TASK INSTRUCTIONS
All lines below must be repeated exactly, with the pictures omitted.

┄┄┄┄┄┄┄┄┄┄

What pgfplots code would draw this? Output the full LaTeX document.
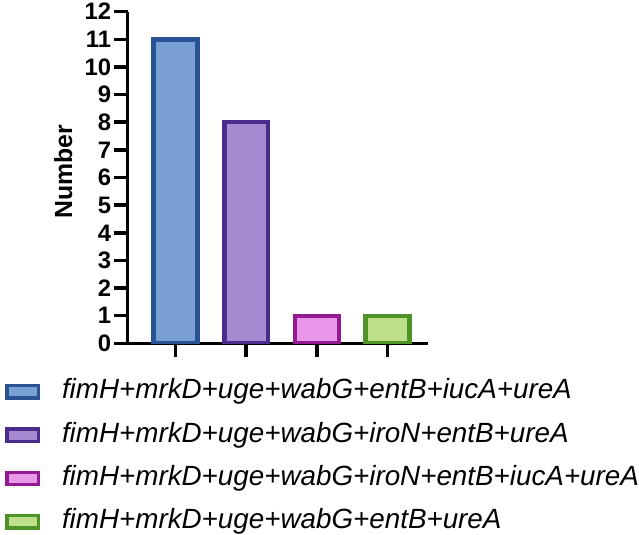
\documentclass[border=0pt]{standalone}
\usepackage{pgfplots}
\pgfplotsset{compat=1.18}
\usepackage{fontspec}
\setmainfont{Liberation Sans}
\definecolor{fA}{HTML}{7BA0D4}\definecolor{dA}{HTML}{2A5394}
\definecolor{fB}{HTML}{A58AD2}\definecolor{dB}{HTML}{4B2C8C}
\definecolor{fC}{HTML}{E997E8}\definecolor{dC}{HTML}{941A94}
\definecolor{fD}{HTML}{BEE08A}\definecolor{dD}{HTML}{4E9328}
\begin{document}
\begin{tikzpicture}
\begin{axis}[
  scale only axis, width=302bp, height=333bp,
  xmin=-0.68, xmax=3.58, ymin=0, ymax=12,
  axis lines=left, axis line style={-, line width=3.5bp},
  xtick={0,1,2,3}, xticklabels={},
  ytick={0,1,...,12},
  tick align=outside, major tick length=14bp,
  tick style={line width=3.5bp, black},
  /pgf/number format/assume math mode=true,
  yticklabel style={font=\bfseries\fontsize{24}{24}\selectfont, xshift=1bp},
  ylabel={Number},
  ylabel style={font=\bfseries\fontsize{25}{25}\selectfont, at={(axis description cs:-0.2136,0.517)}, anchor=center},
  ybar, bar width=44bp, bar shift=0pt,
  legend style={at={(axis description cs:-0.424,-0.107)}, anchor=north west, draw=none, fill=none,
     inner sep=0pt, outer sep=0pt, row sep=17.5bp,
     font=\itshape\fontsize{28}{28}\selectfont,
     nodes={inner sep=0pt, text height=20bp, text depth=6bp},
     /tikz/every odd column/.append style={column sep=22bp}},
  legend cell align=left,
  legend image code/.code={\path (-3bp,0bp); \draw[#1, line width=3.5bp] (1.75bp,-6.25bp) rectangle (33.25bp,6.25bp);},
]
\addplot[fill=fA, draw=dA, line width=4.5bp] coordinates {(0,11)};
\addlegendentry{fimH+mrkD+uge+wabG+entB+iucA+ureA}
\addplot[fill=fB, draw=dB, line width=4.5bp] coordinates {(1,8)};
\addlegendentry{fimH+mrkD+uge+wabG+iroN+entB+ureA}
\addplot[fill=fC, draw=dC, line width=4.5bp] coordinates {(2,1)};
\addlegendentry{fimH+mrkD+uge+wabG+iroN+entB+iucA+ureA}
\addplot[fill=fD, draw=dD, line width=4.5bp] coordinates {(3,1)};
\addlegendentry{fimH+mrkD+uge+wabG+entB+ureA}
\end{axis}
\end{tikzpicture}
\end{document}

┄┄┄┄┄┄┄┄┄┄

CORRECT OUTPUT
What pgfplots code would draw this? Output the full LaTeX document.
\documentclass[border=0pt]{standalone}
\usepackage{pgfplots}
\pgfplotsset{compat=1.18}
\usepackage{fontspec}
\setmainfont{Liberation Sans}
\definecolor{fA}{HTML}{7BA0D4}\definecolor{dA}{HTML}{2A5394}
\definecolor{fB}{HTML}{A58AD2}\definecolor{dB}{HTML}{4B2C8C}
\definecolor{fC}{HTML}{E997E8}\definecolor{dC}{HTML}{941A94}
\definecolor{fD}{HTML}{BEE08A}\definecolor{dD}{HTML}{4E9328}
\begin{document}
\begin{tikzpicture}
\begin{axis}[
  scale only axis, width=302bp, height=333bp,
  xmin=-0.68, xmax=3.58, ymin=0, ymax=12,
  axis lines=left, axis line style={-, line width=3.5bp},
  xtick={0,1,2,3}, xticklabels={},
  ytick={0,1,...,12},
  tick align=outside, major tick length=14bp,
  tick style={line width=3.5bp, black},
  /pgf/number format/assume math mode=true,
  yticklabel style={font=\bfseries\fontsize{24}{24}\selectfont, xshift=1bp},
  ylabel={Number},
  ylabel style={font=\bfseries\fontsize{25}{25}\selectfont, at={(axis description cs:-0.2136,0.517)}, anchor=center},
  ybar, bar width=44bp, bar shift=0pt,
  legend style={at={(axis description cs:-0.424,-0.107)}, anchor=north west, draw=none, fill=none,
     inner sep=0pt, outer sep=0pt, row sep=17.5bp,
     font=\itshape\fontsize{28}{28}\selectfont,
     nodes={inner sep=0pt, text height=20bp, text depth=6bp},
     /tikz/every odd column/.append style={column sep=22bp}},
  legend cell align=left,
  legend image code/.code={\path (-3bp,0bp); \draw[#1, line width=3.5bp] (1.75bp,-6.25bp) rectangle (33.25bp,6.25bp);},
]
\addplot[fill=fA, draw=dA, line width=4.5bp] coordinates {(0,11)};
\addlegendentry{fimH+mrkD+uge+wabG+entB+iucA+ureA}
\addplot[fill=fB, draw=dB, line width=4.5bp] coordinates {(1,8)};
\addlegendentry{fimH+mrkD+uge+wabG+iroN+entB+ureA}
\addplot[fill=fC, draw=dC, line width=4.5bp] coordinates {(2,1)};
\addlegendentry{fimH+mrkD+uge+wabG+iroN+entB+iucA+ureA}
\addplot[fill=fD, draw=dD, line width=4.5bp] coordinates {(3,1)};
\addlegendentry{fimH+mrkD+uge+wabG+entB+ureA}
\end{axis}
\end{tikzpicture}
\end{document}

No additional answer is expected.